+++ SUPPLIED MATERIAL

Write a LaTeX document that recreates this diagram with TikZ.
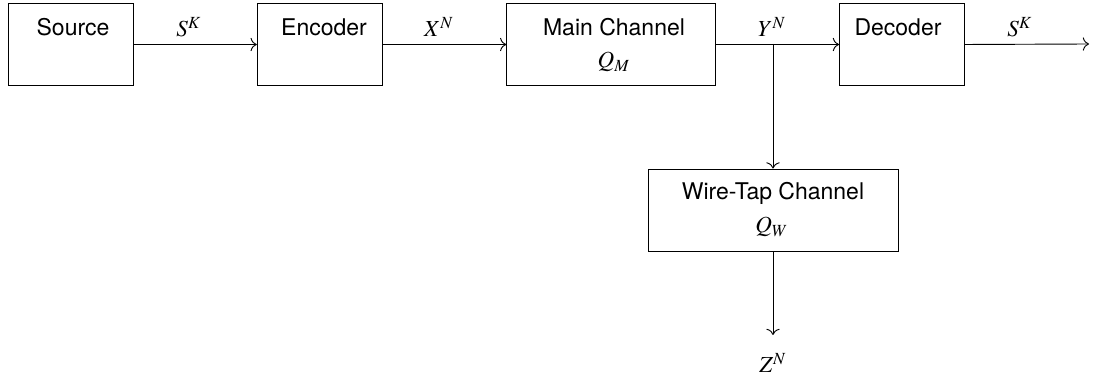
\documentclass[tikz,border=0pt]{standalone}
\usepackage{mathptmx}
\usepackage[no-math]{fontspec}
\setmainfont{TeX Gyre Heros}
\usetikzlibrary{arrows.meta}
\tikzset{
  blk/.style={draw, line width=0.4pt, minimum height={82*0.4348pt}, inner sep=0pt},
  lbl/.style={anchor=base, inner sep=0pt, font=\fontsize{10}{12}\selectfont},
  conn/.style={-{To[length=2.7pt,width=5.8pt]}, line width=0.4pt},
}
\begin{document}
\begin{tikzpicture}[x=0.4348pt, y=-0.4348pt]
\useasboundingbox (0,0) rectangle (1093,376);
% boxes
\node[blk, minimum width={125*0.4348pt}] (src) at (70.5,44.5) {};
\node[blk, minimum width={125.5*0.4348pt}] (enc) at (320,44.5) {};
\node[blk, minimum width={208.5*0.4348pt}] (mc) at (611,44.5) {};
\node[blk, minimum width={125*0.4348pt}] (dec) at (902,44.5) {};
\node[blk, minimum width={250*0.4348pt}] (wt) at (773,210) {};
% box texts
\node[lbl] (tsrc) at (73,36) {Source};
\node[lbl] (tenc) at (324,36) {Encoder};
\node[lbl] (tmc) at (614,36) {Main Channel};
\node[lbl] (tqm) at (614,68) {$Q_M$};
\node[lbl] (tdec) at (898,36) {Decoder};
\node[lbl] (twt) at (773,200) {Wire-Tap Channel};
\node[lbl] (tqw) at (772,233) {$Q_W$};
% coordinates
\coordinate (br) at (773,44);
\coordinate (out) at (1089,44);
\coordinate (zend) at (773,335);
% connectors
\draw[conn] (src.east) -- (enc.west);
\draw[conn] (enc.east) -- (mc.west);
\draw[conn] (mc.east) -- (dec.west);
\draw[conn] (dec.east) -- (out);
\draw[conn] (br) -- (wt.north);
\draw[conn] (wt.south) -- (zend);
% connector labels
\node[lbl] (ls1) at (189,37) {$S^K$};
\node[lbl] (lx) at (439,37) {$X^N$};
\node[lbl] (ly) at (772,37) {$Y^N$};
\node[lbl] (ls2) at (1020,37) {$S^K$};
\node[lbl] (lz) at (773,373) {$Z^N$};
\end{tikzpicture}
\end{document}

++++++

AIM:
Quote the data exactly, leaving every image out of the copy.

ANSWER TO THIS EXERCISE:
Write a LaTeX document that recreates this diagram with TikZ.
\documentclass[tikz,border=0pt]{standalone}
\usepackage{mathptmx}
\usepackage[no-math]{fontspec}
\setmainfont{TeX Gyre Heros}
\usetikzlibrary{arrows.meta}
\tikzset{
  blk/.style={draw, line width=0.4pt, minimum height={82*0.4348pt}, inner sep=0pt},
  lbl/.style={anchor=base, inner sep=0pt, font=\fontsize{10}{12}\selectfont},
  conn/.style={-{To[length=2.7pt,width=5.8pt]}, line width=0.4pt},
}
\begin{document}
\begin{tikzpicture}[x=0.4348pt, y=-0.4348pt]
\useasboundingbox (0,0) rectangle (1093,376);
% boxes
\node[blk, minimum width={125*0.4348pt}] (src) at (70.5,44.5) {};
\node[blk, minimum width={125.5*0.4348pt}] (enc) at (320,44.5) {};
\node[blk, minimum width={208.5*0.4348pt}] (mc) at (611,44.5) {};
\node[blk, minimum width={125*0.4348pt}] (dec) at (902,44.5) {};
\node[blk, minimum width={250*0.4348pt}] (wt) at (773,210) {};
% box texts
\node[lbl] (tsrc) at (73,36) {Source};
\node[lbl] (tenc) at (324,36) {Encoder};
\node[lbl] (tmc) at (614,36) {Main Channel};
\node[lbl] (tqm) at (614,68) {$Q_M$};
\node[lbl] (tdec) at (898,36) {Decoder};
\node[lbl] (twt) at (773,200) {Wire-Tap Channel};
\node[lbl] (tqw) at (772,233) {$Q_W$};
% coordinates
\coordinate (br) at (773,44);
\coordinate (out) at (1089,44);
\coordinate (zend) at (773,335);
% connectors
\draw[conn] (src.east) -- (enc.west);
\draw[conn] (enc.east) -- (mc.west);
\draw[conn] (mc.east) -- (dec.west);
\draw[conn] (dec.east) -- (out);
\draw[conn] (br) -- (wt.north);
\draw[conn] (wt.south) -- (zend);
% connector labels
\node[lbl] (ls1) at (189,37) {$S^K$};
\node[lbl] (lx) at (439,37) {$X^N$};
\node[lbl] (ly) at (772,37) {$Y^N$};
\node[lbl] (ls2) at (1020,37) {$S^K$};
\node[lbl] (lz) at (773,373) {$Z^N$};
\end{tikzpicture}
\end{document}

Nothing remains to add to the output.